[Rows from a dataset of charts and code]
* * * * *
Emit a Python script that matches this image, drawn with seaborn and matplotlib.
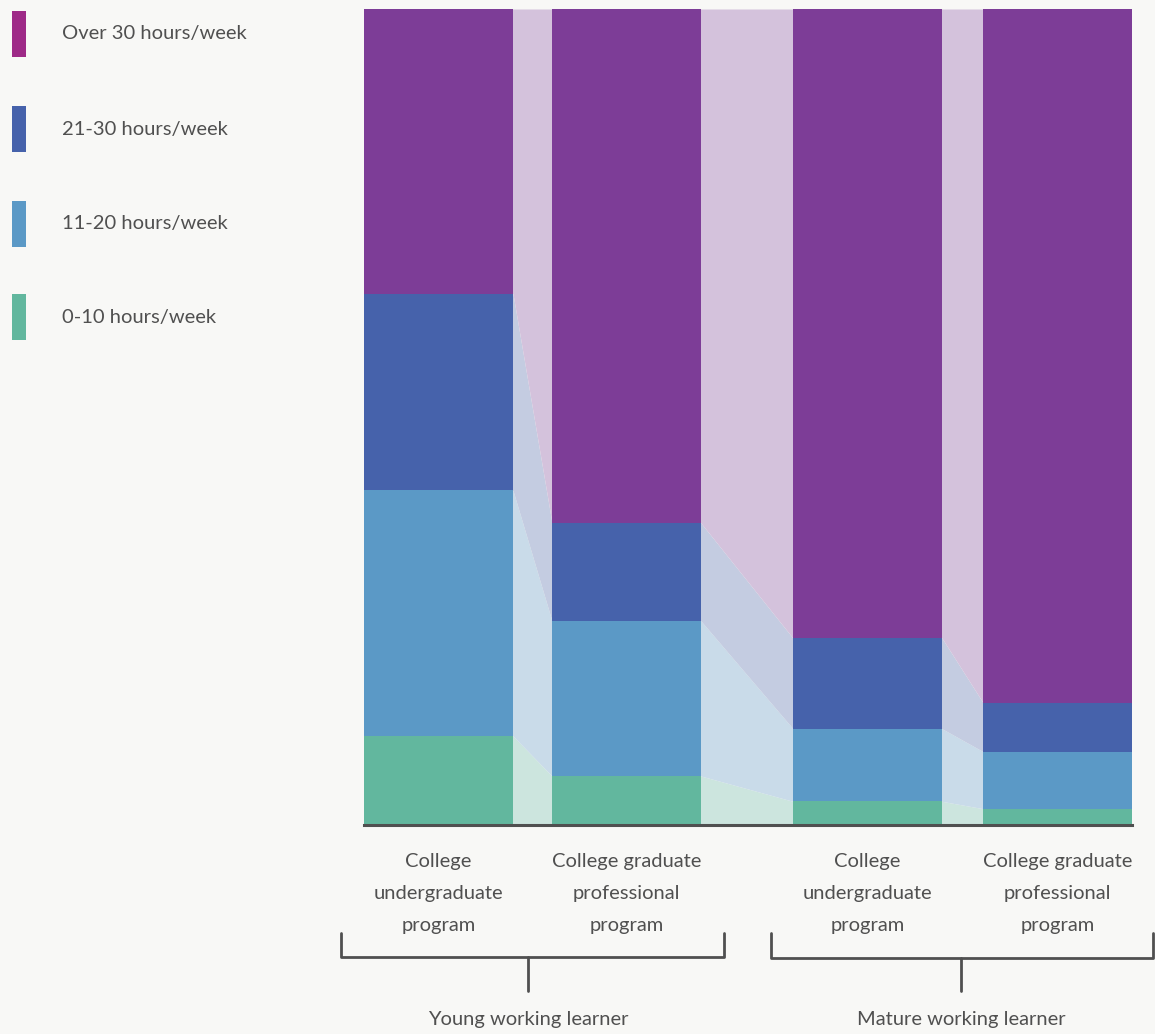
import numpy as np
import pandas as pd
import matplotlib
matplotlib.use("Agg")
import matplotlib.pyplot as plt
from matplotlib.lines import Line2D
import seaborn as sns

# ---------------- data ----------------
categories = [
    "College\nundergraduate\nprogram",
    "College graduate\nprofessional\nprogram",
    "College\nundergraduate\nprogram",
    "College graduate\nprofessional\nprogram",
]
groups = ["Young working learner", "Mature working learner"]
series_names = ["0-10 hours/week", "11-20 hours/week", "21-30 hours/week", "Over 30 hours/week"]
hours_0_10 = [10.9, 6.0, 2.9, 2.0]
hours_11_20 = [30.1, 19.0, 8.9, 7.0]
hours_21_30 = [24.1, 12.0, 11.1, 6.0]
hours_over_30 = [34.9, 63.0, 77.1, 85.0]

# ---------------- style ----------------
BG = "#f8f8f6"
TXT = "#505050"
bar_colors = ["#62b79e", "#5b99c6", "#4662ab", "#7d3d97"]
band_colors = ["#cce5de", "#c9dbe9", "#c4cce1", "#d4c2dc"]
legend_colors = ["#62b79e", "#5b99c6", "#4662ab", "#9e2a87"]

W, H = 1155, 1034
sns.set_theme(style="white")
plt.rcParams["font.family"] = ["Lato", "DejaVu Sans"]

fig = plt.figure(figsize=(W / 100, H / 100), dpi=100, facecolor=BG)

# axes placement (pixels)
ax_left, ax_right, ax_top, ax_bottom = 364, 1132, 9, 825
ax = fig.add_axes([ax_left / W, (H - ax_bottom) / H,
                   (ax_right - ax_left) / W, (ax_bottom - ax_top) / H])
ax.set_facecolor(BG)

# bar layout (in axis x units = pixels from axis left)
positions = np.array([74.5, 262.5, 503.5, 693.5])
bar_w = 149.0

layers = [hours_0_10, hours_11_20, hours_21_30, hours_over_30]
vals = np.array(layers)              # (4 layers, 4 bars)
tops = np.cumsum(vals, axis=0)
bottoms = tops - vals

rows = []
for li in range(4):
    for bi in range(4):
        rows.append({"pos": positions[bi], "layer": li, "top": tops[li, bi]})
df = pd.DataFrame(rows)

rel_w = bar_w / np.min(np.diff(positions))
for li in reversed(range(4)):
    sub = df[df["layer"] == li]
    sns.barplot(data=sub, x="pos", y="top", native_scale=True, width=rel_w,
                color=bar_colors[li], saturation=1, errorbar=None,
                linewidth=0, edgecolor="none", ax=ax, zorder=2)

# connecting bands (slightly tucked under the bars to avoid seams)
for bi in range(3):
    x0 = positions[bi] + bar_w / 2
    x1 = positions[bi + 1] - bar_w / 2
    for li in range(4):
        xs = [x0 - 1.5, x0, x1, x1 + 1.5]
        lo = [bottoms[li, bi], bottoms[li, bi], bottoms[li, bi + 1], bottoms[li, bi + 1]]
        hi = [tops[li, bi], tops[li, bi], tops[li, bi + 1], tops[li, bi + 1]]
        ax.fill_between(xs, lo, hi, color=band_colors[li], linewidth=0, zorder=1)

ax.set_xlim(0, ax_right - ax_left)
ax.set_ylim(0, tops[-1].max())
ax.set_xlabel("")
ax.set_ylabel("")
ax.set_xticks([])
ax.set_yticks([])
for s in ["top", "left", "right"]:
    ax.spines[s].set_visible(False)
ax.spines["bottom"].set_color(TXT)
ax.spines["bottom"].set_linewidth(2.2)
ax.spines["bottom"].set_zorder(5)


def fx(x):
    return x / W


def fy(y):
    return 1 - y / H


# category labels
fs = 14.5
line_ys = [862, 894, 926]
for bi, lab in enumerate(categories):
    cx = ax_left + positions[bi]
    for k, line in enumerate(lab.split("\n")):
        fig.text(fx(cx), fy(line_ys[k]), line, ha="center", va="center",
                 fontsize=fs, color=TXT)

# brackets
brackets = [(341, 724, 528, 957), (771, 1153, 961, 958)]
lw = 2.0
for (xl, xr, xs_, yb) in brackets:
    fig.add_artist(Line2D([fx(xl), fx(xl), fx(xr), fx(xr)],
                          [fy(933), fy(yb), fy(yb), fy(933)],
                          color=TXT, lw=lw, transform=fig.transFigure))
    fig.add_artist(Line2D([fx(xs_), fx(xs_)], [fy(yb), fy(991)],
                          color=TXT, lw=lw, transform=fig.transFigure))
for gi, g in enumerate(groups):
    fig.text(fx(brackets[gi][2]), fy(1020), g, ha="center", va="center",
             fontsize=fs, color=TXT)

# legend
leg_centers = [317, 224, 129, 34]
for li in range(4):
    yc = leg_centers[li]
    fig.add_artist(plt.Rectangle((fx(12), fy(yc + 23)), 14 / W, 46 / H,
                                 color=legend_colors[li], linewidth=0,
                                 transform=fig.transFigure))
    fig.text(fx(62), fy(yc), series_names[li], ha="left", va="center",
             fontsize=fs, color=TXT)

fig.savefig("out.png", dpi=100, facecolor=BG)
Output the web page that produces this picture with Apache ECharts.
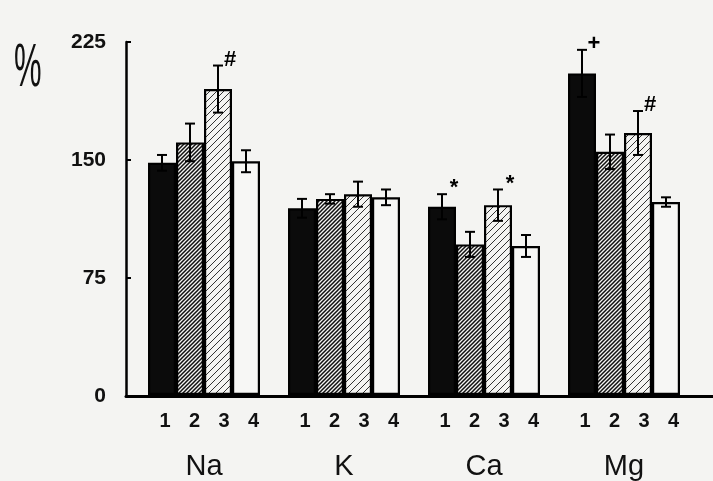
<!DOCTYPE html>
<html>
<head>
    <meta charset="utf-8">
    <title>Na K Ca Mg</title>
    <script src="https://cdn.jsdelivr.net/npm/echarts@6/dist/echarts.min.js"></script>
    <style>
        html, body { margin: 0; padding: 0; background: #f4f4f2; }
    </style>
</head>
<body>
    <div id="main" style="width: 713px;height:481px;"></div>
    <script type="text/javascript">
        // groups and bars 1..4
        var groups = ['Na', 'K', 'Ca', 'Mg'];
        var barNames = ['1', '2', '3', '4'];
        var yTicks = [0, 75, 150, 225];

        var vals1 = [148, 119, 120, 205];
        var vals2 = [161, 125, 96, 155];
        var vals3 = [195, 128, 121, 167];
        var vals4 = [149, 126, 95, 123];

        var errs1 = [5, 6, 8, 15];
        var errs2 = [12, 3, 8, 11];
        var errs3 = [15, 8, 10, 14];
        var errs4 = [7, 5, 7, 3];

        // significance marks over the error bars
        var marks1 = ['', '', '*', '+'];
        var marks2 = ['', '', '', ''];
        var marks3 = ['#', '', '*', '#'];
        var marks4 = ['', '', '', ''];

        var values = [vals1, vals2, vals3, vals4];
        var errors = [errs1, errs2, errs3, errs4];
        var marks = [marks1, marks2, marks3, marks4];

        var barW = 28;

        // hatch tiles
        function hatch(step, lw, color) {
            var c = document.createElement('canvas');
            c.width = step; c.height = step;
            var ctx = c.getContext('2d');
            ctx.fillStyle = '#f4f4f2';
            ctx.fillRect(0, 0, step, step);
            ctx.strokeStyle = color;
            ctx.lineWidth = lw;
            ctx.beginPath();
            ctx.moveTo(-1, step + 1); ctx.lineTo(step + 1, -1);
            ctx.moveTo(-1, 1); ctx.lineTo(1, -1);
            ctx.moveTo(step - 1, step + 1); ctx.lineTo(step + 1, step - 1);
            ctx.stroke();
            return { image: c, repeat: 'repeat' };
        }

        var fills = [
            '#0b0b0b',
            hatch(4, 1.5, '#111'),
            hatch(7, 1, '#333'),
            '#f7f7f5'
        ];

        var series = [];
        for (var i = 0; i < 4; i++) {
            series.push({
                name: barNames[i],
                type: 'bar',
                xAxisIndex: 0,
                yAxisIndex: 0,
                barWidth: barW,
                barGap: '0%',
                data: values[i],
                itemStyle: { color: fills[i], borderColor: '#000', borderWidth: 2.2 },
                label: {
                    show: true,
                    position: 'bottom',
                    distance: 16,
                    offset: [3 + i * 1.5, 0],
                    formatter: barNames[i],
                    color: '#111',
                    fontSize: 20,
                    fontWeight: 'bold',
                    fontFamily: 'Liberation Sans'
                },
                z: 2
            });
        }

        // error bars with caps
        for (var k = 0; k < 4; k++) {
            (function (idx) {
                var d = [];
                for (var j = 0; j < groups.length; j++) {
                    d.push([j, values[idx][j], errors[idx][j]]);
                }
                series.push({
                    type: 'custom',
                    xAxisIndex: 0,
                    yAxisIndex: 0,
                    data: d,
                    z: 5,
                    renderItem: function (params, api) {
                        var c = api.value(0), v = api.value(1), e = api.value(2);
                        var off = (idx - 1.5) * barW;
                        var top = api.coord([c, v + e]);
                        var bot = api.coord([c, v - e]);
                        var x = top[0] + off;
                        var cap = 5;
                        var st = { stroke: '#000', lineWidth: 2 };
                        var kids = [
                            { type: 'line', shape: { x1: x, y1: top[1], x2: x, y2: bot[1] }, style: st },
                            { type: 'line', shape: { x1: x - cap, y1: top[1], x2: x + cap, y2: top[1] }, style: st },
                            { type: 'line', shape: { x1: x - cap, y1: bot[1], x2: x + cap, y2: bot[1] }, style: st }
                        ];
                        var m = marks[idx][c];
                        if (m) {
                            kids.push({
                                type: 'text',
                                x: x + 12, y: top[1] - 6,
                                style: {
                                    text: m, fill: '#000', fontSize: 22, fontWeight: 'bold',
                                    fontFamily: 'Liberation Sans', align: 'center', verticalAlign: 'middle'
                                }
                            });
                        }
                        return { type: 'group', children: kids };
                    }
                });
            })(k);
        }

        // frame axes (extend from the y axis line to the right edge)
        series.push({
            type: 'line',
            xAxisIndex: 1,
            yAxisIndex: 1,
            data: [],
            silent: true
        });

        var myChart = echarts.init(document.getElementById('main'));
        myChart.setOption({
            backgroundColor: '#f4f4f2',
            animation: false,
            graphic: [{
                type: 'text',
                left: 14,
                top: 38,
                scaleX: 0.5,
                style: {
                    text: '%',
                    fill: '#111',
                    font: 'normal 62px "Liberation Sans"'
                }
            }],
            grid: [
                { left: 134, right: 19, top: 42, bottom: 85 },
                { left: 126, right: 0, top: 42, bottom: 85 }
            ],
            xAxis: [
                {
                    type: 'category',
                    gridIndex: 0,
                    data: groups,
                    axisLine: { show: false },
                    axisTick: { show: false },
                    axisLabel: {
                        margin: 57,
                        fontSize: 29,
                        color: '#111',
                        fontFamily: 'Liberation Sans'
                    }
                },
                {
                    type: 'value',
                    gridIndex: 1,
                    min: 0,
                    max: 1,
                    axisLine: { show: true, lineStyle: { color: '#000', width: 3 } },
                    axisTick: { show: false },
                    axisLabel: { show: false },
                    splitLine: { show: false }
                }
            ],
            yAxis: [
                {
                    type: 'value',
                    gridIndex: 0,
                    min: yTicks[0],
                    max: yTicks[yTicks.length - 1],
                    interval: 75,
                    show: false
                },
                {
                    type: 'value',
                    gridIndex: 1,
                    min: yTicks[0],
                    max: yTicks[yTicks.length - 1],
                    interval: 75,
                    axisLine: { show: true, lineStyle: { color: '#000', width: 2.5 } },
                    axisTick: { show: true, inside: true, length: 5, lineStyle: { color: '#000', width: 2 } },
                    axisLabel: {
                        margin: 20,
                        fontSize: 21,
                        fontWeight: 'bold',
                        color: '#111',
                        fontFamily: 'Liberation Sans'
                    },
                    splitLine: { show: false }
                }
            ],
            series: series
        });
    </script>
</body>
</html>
* * * * *
Hand back the exact lines from the start of the entries to the line with "import seaborn as sns", both ends kept and pictures left out.

Emit a Python script that matches this image, drawn with seaborn and matplotlib.
import numpy as np
import pandas as pd
import matplotlib
matplotlib.use("Agg")
import matplotlib.pyplot as plt
from matplotlib.lines import Line2D
import seaborn as sns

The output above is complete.